- Short problem
Pull out every line containing the string "React".

- Collected data
----------------------------------------
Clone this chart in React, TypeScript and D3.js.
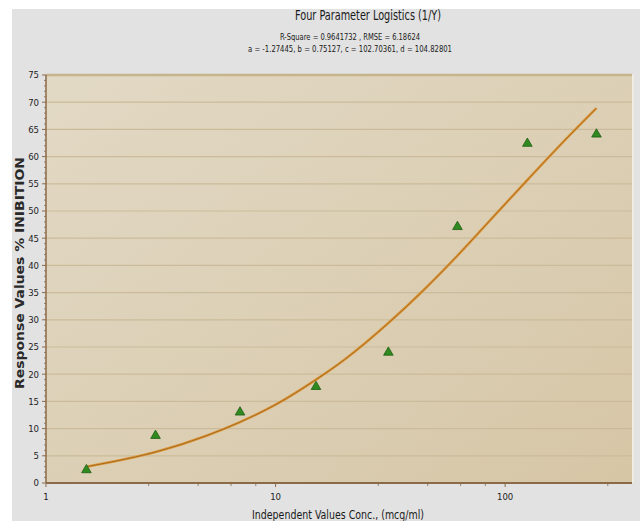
import React from "react";
import * as d3 from "d3";

const titleText = "Four Parameter Logistics (1/Y)";
const subtitle1 = "R-Square = 0.9641732 , RMSE = 6.18624";
const subtitle2 = "a = -1.27445, b = 0.75127, c = 102.70361, d = 104.82801";
const xTitle = "Independent Values Conc., (mcg/ml)";
const yTitle = "Response Values % INIBITION";

// observed data (triangles)
const pointX = [1.5, 3, 7, 15, 31, 62, 125, 250];
const pointY = [2.4, 8.7, 13.0, 17.7, 24.0, 47.1, 62.4, 64.1];

// fitted curve
const curveX = [1.5, 2, 3, 5, 7, 10, 15, 20, 31, 45, 62, 90, 125, 180, 250];
const curveY = [3.0, 4.0, 5.7, 8.7, 11.2, 14.4, 19.0, 22.7, 29.4, 35.8, 41.8, 49.2, 55.7, 62.8, 68.9];

const xMajorTicks = [1, 10, 100];
const xMinorTicks = [2.8, 4.6, 6.4, 8.2, 28, 46, 64, 82, 280];
const yMajorTicks = [0, 5, 10, 15, 20, 25, 30, 35, 40, 45, 50, 55, 60, 65, 70, 75];

const W = 640;
const H = 521;
const L = 46, R = 632, T = 75, B = 483;

export default function App() {
  const x = d3.scaleLog().domain([1, 357]).range([L, R]);
  const y = d3.scaleLinear().domain([0, 75]).range([B, T]);
  const yMinor = d3.range(0, 76, 1).filter((v) => v % 5 !== 0);

  const line = d3
    .line<number>()
    .x((_, i) => x(curveX[i]))
    .y((d) => y(d))
    .curve(d3.curveMonotoneX);
  const path = line(curveY) || "";
  const tri = d3.symbol().type(d3.symbolTriangle).size(40)() || "";
  const font = "'DejaVu Sans Condensed', 'DejaVu Sans', sans-serif";

  return (
    <svg
      width={W}
      height={H}
      style={{ position: "absolute", left: 0, top: 0 }}
      fontFamily={font}
    >
      <defs>
        <linearGradient id="bg" x1="0" y1="0" x2="1" y2="1">
          <stop offset="0" stopColor="#e2d9c5" />
          <stop offset="1" stopColor="#d6c6a6" />
        </linearGradient>
      </defs>
      <rect x={0} y={0} width={W} height={H} fill="#ffffff" />
      <rect x={12} y={9} width={W - 12} height={H - 9} fill="#e2e2e2" />
      <text x={368} y={20} textAnchor="middle" fontSize={13.5} fill="#1a1a1a" textLength={146} lengthAdjust="spacingAndGlyphs">
        {titleText}
      </text>
      <text x={350} y={40} textAnchor="middle" fontSize={9} fill="#1a1a1a" textLength={140} lengthAdjust="spacingAndGlyphs">
        {subtitle1}
      </text>
      <text x={350} y={52} textAnchor="middle" fontSize={9} fill="#1a1a1a" textLength={204} lengthAdjust="spacingAndGlyphs">
        {subtitle2}
      </text>

      <rect x={L} y={T} width={R - L} height={B - T} fill="url(#bg)" />
      <line x1={R + 1} x2={R + 1} y1={T} y2={B} stroke="#f0ece4" strokeWidth={2} />
      {yMajorTicks.filter((v) => v > 0).map((v) => (
        <line key={"g" + v} x1={L} x2={R} y1={y(v)} y2={y(v)} stroke={v === 75 ? "#c6b58c" : "#cbbb9a"} strokeWidth={v === 75 ? 2.5 : 1.2} />
      ))}

      {/* axes */}
      <line x1={L} x2={L} y1={T} y2={B} stroke="#8a6a48" strokeWidth={1.5} />
      <line x1={L} x2={R} y1={B} y2={B} stroke="#8a6a48" strokeWidth={2} />
      {yMajorTicks.map((v) => (
        <g key={"yt" + v}>
          <line x1={L - 4} x2={L} y1={y(v)} y2={y(v)} stroke="#8a6a48" strokeWidth={1} />
          <text x={L - 7} y={y(v)} dy="0.35em" textAnchor="end" fontSize={9.5} fill="#222">
            {v}
          </text>
        </g>
      ))}
      {yMinor.map((v) => (
        <line key={"ym" + v} x1={L - 2} x2={L} y1={y(v)} y2={y(v)} stroke="#8a6a48" strokeWidth={0.8} />
      ))}
      {xMajorTicks.map((v) => (
        <g key={"xt" + v}>
          <line x1={x(v)} x2={x(v)} y1={B} y2={B + 4} stroke="#8a6a48" strokeWidth={1} />
          <text x={x(v)} y={B + 17} textAnchor="middle" fontSize={9.5} fill="#222">
            {v}
          </text>
        </g>
      ))}
      {xMinorTicks.map((v) => (
        <line key={"xm" + v} x1={x(v)} x2={x(v)} y1={B - 1} y2={B + 3} stroke="#8a6a48" strokeWidth={0.8} />
      ))}

      {/* fitted curve */}
      <path d={path} fill="none" stroke="#dc9638" strokeWidth={2.6} />
      <path d={path} fill="none" stroke="#a0661f" strokeWidth={0.9} />

      {/* points */}
      {pointX.map((v, i) => (
        <path
          key={"p" + i}
          d={tri}
          transform={`translate(${x(v)},${y(pointY[i])})`}
          fill="#2f8a1f"
          stroke="#1f5e14"
          strokeWidth={0.8}
        />
      ))}

      <text
        transform={`translate(24,${(T + B) / 2 - 6}) rotate(-90)`}
        textAnchor="middle"
        fontSize={11.5}
        fontWeight="bold"
        fontFamily="'DejaVu Sans', sans-serif"
        fill="#2a2a2a"
        textLength={232}
        lengthAdjust="spacingAndGlyphs"
      >
        {yTitle}
      </text>
      <text x={338} y={519} textAnchor="middle" fontSize={12} fill="#1a1a1a" textLength={172} lengthAdjust="spacingAndGlyphs">
        {xTitle}
      </text>
    </svg>
  );
}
----------------------------------------
- Problem solution
Clone this chart in React, TypeScript and D3.js.
import React from "react";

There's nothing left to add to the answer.